Start
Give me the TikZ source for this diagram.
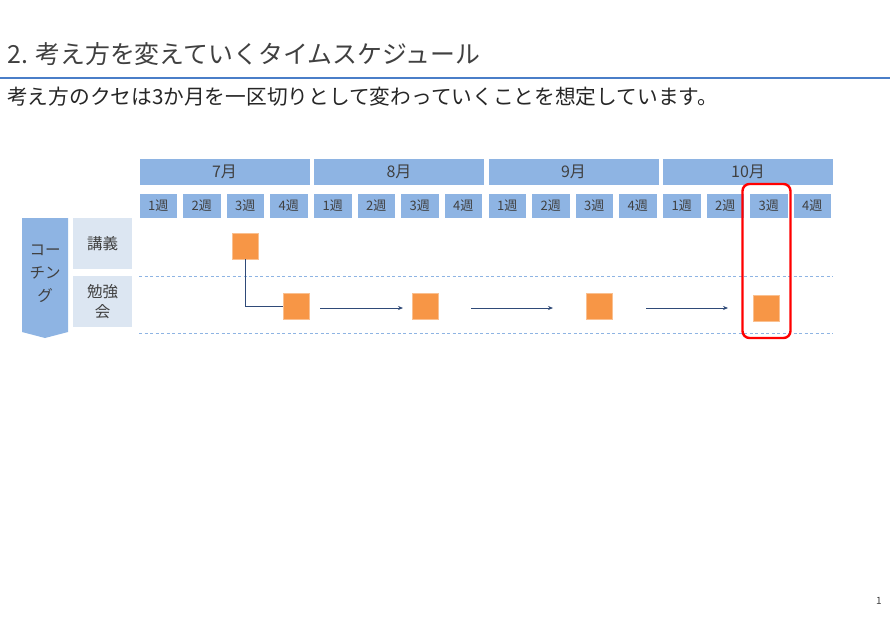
\documentclass[tikz,border=0pt]{standalone}
\usepackage{fontspec}
\setmainfont{Noto Sans CJK JP}
\usetikzlibrary{arrows.meta}
\definecolor{hdrblue}{HTML}{8EB4E3}
\definecolor{lightblue}{HTML}{DCE6F2}
\definecolor{txtgray}{HTML}{404040}
\definecolor{linebl}{HTML}{4A7EC8}
\definecolor{orangesq}{HTML}{F79646}
\definecolor{navy}{HTML}{2F4A78}
\tikzset{
  monthbox/.style={fill=hdrblue, draw=white, line width=0.5pt, minimum width=171, minimum height=27, inner sep=0pt, text=txtgray, font=\fontsize{16}{17}\selectfont},
  weekbox/.style={fill=hdrblue, draw=white, line width=0.5pt, minimum width=38.5, minimum height=25, inner sep=0pt, text=txtgray, font=\fontsize{13}{14}\selectfont},
  rowbox/.style={fill=lightblue, minimum width=59, minimum height=51, inner sep=0pt, text=txtgray, align=center, font=\fontsize{15.5}{19.5}\selectfont},
  sq/.style={fill=orangesq, draw=orangesq!60!white, line width=0.4pt, minimum size=26, inner sep=0pt},
  conn/.style={draw=navy, line width=0.7pt},
  arr/.style={draw=navy, line width=0.7pt, -{Stealth[length=5pt,width=4pt]}},
  sep/.style={draw=hdrblue, dashed, line width=0.8pt, dash pattern=on 3pt off 2.5pt},
}
\begin{document}
\begin{tikzpicture}[x=1pt,y=-1pt]
\useasboundingbox (0,0) rectangle (890,616);
% title
\node[anchor=west, inner sep=0pt, text=txtgray, font=\fontsize{24.9}{26}\selectfont] (title) at (7,54) {2. 考え方を変えていくタイムスケジュール};
\draw[linebl, line width=1.6pt] (0,78) -- (890,78);
\node[anchor=west, inner sep=0pt, text=black!85, font=\fontsize{20.7}{22}\selectfont] (sub) at (7,97) {考え方のクセは3か月を一区切りとして変わっていくことを想定しています。};
% months and weeks
\foreach \m/\lab [count=\i from 0] in {1/7月,2/8月,3/9月,4/10月}{
  \node[monthbox] (m\m) at ({139+\i*174.5+85.5},171.5) {\lab};
  \foreach \k in {1,2,3,4}{
    \node[weekbox] (w\m-\k) at ({139+\i*174.5+(\k-1)*43.5+19.25},205.5) {\k 週};
  }
}
% row labels
\draw[fill=hdrblue, draw=none] (22,218) -- (68,218) -- (68,332) -- (45,338) -- (22,332) -- cycle;
\node[align=center, text=txtgray, inner sep=0pt, font=\fontsize{15.5}{23}\selectfont] (coach) at (45,274) {コー\\チン\\グ};
\node[rowbox] (lec) at (102.5,243.5) {講義};
\node[rowbox] (study) at (102.5,301.5) {勉強\\会};
% dashed separators
\coordinate (d1s) at (139,276); \coordinate (d1e) at (833,276);
\coordinate (d2s) at (139,333); \coordinate (d2e) at (833,333);
\draw[sep] (d1s) -- (d1e);
\draw[sep] (d2s) -- (d2e);
% squares
\node[sq] (L) at (245,246) {};
\node[sq] (s1) at (296,306) {};
\node[sq] (s2) at (425.5,306) {};
\node[sq] (s3) at (599.5,306) {};
\node[sq] (s4) at (766,308) {};
% connectors
\draw[conn] (L.south) |- (s1.west);
\coordinate (a1s) at (320,308); \coordinate (a1e) at (403,308);
\coordinate (a2s) at (471,308); \coordinate (a2e) at (553,308);
\coordinate (a3s) at (646,308); \coordinate (a3e) at (728,308);
\draw[arr] (a1s) -- (a1e);
\draw[arr] (a2s) -- (a2e);
\draw[arr] (a3s) -- (a3e);
% highlight
\node[draw=red, line width=2.4pt, rounded corners=7pt, minimum width=48, minimum height=154, inner sep=0pt] (hl) at (766.5,261) {};
% page number
\node[text=txtgray, inner sep=0pt, font=\fontsize{10}{11}\selectfont] (pg) at (879,601) {1};
\end{tikzpicture}
\end{document}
End
TASK REQUIREMENTS |
Reproduce each line word for word and drop the pictures.

RESULT BELOW |
Give me the TikZ source for this diagram.
\documentclass[tikz,border=0pt]{standalone}
\usepackage{fontspec}
\setmainfont{Noto Sans CJK JP}
\usetikzlibrary{arrows.meta}
\definecolor{hdrblue}{HTML}{8EB4E3}
\definecolor{lightblue}{HTML}{DCE6F2}
\definecolor{txtgray}{HTML}{404040}
\definecolor{linebl}{HTML}{4A7EC8}
\definecolor{orangesq}{HTML}{F79646}
\definecolor{navy}{HTML}{2F4A78}
\tikzset{
  monthbox/.style={fill=hdrblue, draw=white, line width=0.5pt, minimum width=171, minimum height=27, inner sep=0pt, text=txtgray, font=\fontsize{16}{17}\selectfont},
  weekbox/.style={fill=hdrblue, draw=white, line width=0.5pt, minimum width=38.5, minimum height=25, inner sep=0pt, text=txtgray, font=\fontsize{13}{14}\selectfont},
  rowbox/.style={fill=lightblue, minimum width=59, minimum height=51, inner sep=0pt, text=txtgray, align=center, font=\fontsize{15.5}{19.5}\selectfont},
  sq/.style={fill=orangesq, draw=orangesq!60!white, line width=0.4pt, minimum size=26, inner sep=0pt},
  conn/.style={draw=navy, line width=0.7pt},
  arr/.style={draw=navy, line width=0.7pt, -{Stealth[length=5pt,width=4pt]}},
  sep/.style={draw=hdrblue, dashed, line width=0.8pt, dash pattern=on 3pt off 2.5pt},
}
\begin{document}
\begin{tikzpicture}[x=1pt,y=-1pt]
\useasboundingbox (0,0) rectangle (890,616);
% title
\node[anchor=west, inner sep=0pt, text=txtgray, font=\fontsize{24.9}{26}\selectfont] (title) at (7,54) {2. 考え方を変えていくタイムスケジュール};
\draw[linebl, line width=1.6pt] (0,78) -- (890,78);
\node[anchor=west, inner sep=0pt, text=black!85, font=\fontsize{20.7}{22}\selectfont] (sub) at (7,97) {考え方のクセは3か月を一区切りとして変わっていくことを想定しています。};
% months and weeks
\foreach \m/\lab [count=\i from 0] in {1/7月,2/8月,3/9月,4/10月}{
  \node[monthbox] (m\m) at ({139+\i*174.5+85.5},171.5) {\lab};
  \foreach \k in {1,2,3,4}{
    \node[weekbox] (w\m-\k) at ({139+\i*174.5+(\k-1)*43.5+19.25},205.5) {\k 週};
  }
}
% row labels
\draw[fill=hdrblue, draw=none] (22,218) -- (68,218) -- (68,332) -- (45,338) -- (22,332) -- cycle;
\node[align=center, text=txtgray, inner sep=0pt, font=\fontsize{15.5}{23}\selectfont] (coach) at (45,274) {コー\\チン\\グ};
\node[rowbox] (lec) at (102.5,243.5) {講義};
\node[rowbox] (study) at (102.5,301.5) {勉強\\会};
% dashed separators
\coordinate (d1s) at (139,276); \coordinate (d1e) at (833,276);
\coordinate (d2s) at (139,333); \coordinate (d2e) at (833,333);
\draw[sep] (d1s) -- (d1e);
\draw[sep] (d2s) -- (d2e);
% squares
\node[sq] (L) at (245,246) {};
\node[sq] (s1) at (296,306) {};
\node[sq] (s2) at (425.5,306) {};
\node[sq] (s3) at (599.5,306) {};
\node[sq] (s4) at (766,308) {};
% connectors
\draw[conn] (L.south) |- (s1.west);
\coordinate (a1s) at (320,308); \coordinate (a1e) at (403,308);
\coordinate (a2s) at (471,308); \coordinate (a2e) at (553,308);
\coordinate (a3s) at (646,308); \coordinate (a3e) at (728,308);
\draw[arr] (a1s) -- (a1e);
\draw[arr] (a2s) -- (a2e);
\draw[arr] (a3s) -- (a3e);
% highlight
\node[draw=red, line width=2.4pt, rounded corners=7pt, minimum width=48, minimum height=154, inner sep=0pt] (hl) at (766.5,261) {};
% page number
\node[text=txtgray, inner sep=0pt, font=\fontsize{10}{11}\selectfont] (pg) at (879,601) {1};
\end{tikzpicture}
\end{document}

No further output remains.